▶ [Your task]
Return all lines with the word "chart" in them.

▶ [Recorded data]
━━━━━━━━

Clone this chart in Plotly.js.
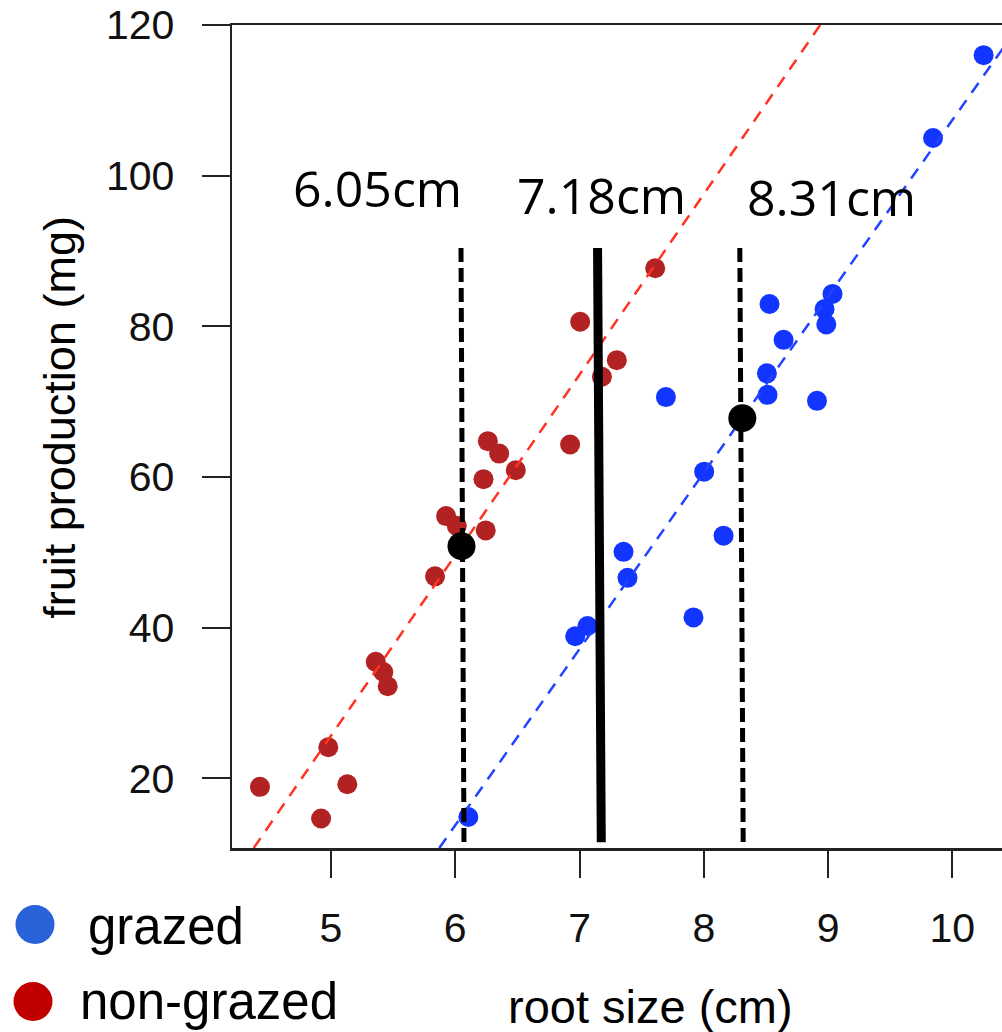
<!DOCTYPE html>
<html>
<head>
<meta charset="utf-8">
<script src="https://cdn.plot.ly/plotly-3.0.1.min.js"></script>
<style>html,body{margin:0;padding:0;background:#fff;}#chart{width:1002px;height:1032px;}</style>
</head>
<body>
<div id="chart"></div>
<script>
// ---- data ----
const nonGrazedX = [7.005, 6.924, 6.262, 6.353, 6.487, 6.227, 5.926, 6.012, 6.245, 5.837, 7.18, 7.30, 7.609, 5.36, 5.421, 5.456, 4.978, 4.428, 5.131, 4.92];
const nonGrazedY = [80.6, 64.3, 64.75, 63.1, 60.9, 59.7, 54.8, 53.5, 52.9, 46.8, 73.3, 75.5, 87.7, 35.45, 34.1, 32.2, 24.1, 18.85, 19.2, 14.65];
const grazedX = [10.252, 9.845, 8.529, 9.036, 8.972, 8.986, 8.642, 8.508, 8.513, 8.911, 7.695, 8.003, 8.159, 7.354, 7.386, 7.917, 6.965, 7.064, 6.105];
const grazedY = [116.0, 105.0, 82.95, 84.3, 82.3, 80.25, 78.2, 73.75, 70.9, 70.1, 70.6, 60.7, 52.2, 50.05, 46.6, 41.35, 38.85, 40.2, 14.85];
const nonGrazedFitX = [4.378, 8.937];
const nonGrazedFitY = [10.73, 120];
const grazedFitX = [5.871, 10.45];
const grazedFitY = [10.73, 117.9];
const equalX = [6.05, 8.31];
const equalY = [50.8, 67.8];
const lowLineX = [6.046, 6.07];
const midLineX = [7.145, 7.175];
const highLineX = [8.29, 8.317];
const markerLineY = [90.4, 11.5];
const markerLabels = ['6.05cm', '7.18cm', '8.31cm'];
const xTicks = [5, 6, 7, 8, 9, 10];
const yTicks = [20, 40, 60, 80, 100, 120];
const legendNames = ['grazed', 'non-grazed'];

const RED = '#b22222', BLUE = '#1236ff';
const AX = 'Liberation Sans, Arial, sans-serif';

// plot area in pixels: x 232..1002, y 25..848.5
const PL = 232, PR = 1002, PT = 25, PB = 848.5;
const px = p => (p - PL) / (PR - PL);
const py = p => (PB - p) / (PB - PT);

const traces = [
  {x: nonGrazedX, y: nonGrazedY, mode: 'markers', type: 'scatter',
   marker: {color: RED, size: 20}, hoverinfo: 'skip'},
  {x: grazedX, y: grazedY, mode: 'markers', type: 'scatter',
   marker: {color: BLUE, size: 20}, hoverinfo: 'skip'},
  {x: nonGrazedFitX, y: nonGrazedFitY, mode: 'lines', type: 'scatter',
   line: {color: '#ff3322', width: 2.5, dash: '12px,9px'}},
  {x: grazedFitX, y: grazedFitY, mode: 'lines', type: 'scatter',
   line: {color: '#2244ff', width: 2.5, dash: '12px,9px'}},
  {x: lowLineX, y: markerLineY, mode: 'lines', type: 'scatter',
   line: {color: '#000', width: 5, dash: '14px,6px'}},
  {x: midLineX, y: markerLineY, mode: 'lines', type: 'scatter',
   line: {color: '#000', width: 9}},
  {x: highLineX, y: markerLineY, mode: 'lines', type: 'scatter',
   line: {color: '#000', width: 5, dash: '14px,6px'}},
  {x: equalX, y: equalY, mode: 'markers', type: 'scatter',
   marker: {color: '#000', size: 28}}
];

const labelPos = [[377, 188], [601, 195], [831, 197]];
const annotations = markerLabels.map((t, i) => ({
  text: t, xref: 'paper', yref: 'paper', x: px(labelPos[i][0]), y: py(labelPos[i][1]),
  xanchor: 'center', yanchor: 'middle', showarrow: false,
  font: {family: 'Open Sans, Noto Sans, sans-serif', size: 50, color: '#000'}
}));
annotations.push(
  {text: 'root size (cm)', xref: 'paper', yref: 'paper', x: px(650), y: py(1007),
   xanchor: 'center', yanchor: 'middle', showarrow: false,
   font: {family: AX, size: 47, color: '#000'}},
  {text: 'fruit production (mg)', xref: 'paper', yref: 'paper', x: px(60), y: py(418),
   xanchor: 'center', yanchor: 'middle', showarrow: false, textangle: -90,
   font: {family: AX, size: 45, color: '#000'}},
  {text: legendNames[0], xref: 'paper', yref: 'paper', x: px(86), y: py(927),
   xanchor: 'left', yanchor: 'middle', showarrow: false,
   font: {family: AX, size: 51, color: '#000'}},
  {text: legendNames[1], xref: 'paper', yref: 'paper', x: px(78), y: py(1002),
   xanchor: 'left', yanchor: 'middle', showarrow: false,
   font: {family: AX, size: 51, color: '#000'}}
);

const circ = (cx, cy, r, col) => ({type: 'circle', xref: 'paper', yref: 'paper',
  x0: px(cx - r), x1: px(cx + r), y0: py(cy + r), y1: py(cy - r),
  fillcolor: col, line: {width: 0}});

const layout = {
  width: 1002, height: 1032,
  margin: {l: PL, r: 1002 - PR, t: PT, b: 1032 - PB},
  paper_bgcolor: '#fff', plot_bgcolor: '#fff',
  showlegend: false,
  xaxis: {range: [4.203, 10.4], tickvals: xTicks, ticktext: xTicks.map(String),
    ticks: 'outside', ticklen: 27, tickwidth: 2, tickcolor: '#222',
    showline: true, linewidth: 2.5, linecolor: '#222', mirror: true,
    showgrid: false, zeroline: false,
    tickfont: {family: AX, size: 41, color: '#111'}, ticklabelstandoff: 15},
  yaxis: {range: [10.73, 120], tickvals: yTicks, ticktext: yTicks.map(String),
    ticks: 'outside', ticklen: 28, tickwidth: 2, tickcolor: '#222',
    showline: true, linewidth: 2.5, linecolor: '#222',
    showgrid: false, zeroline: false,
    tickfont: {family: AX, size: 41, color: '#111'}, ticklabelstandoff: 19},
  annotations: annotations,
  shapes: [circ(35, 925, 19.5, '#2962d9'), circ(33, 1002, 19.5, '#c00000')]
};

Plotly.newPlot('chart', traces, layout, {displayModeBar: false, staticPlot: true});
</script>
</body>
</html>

━━━━━━━━

▶ [Finished task]
Clone this chart in Plotly.js.
<style>html,body{margin:0;padding:0;background:#fff;}#chart{width:1002px;height:1032px;}</style>
<div id="chart"></div>
Plotly.newPlot('chart', traces, layout, {displayModeBar: false, staticPlot: true});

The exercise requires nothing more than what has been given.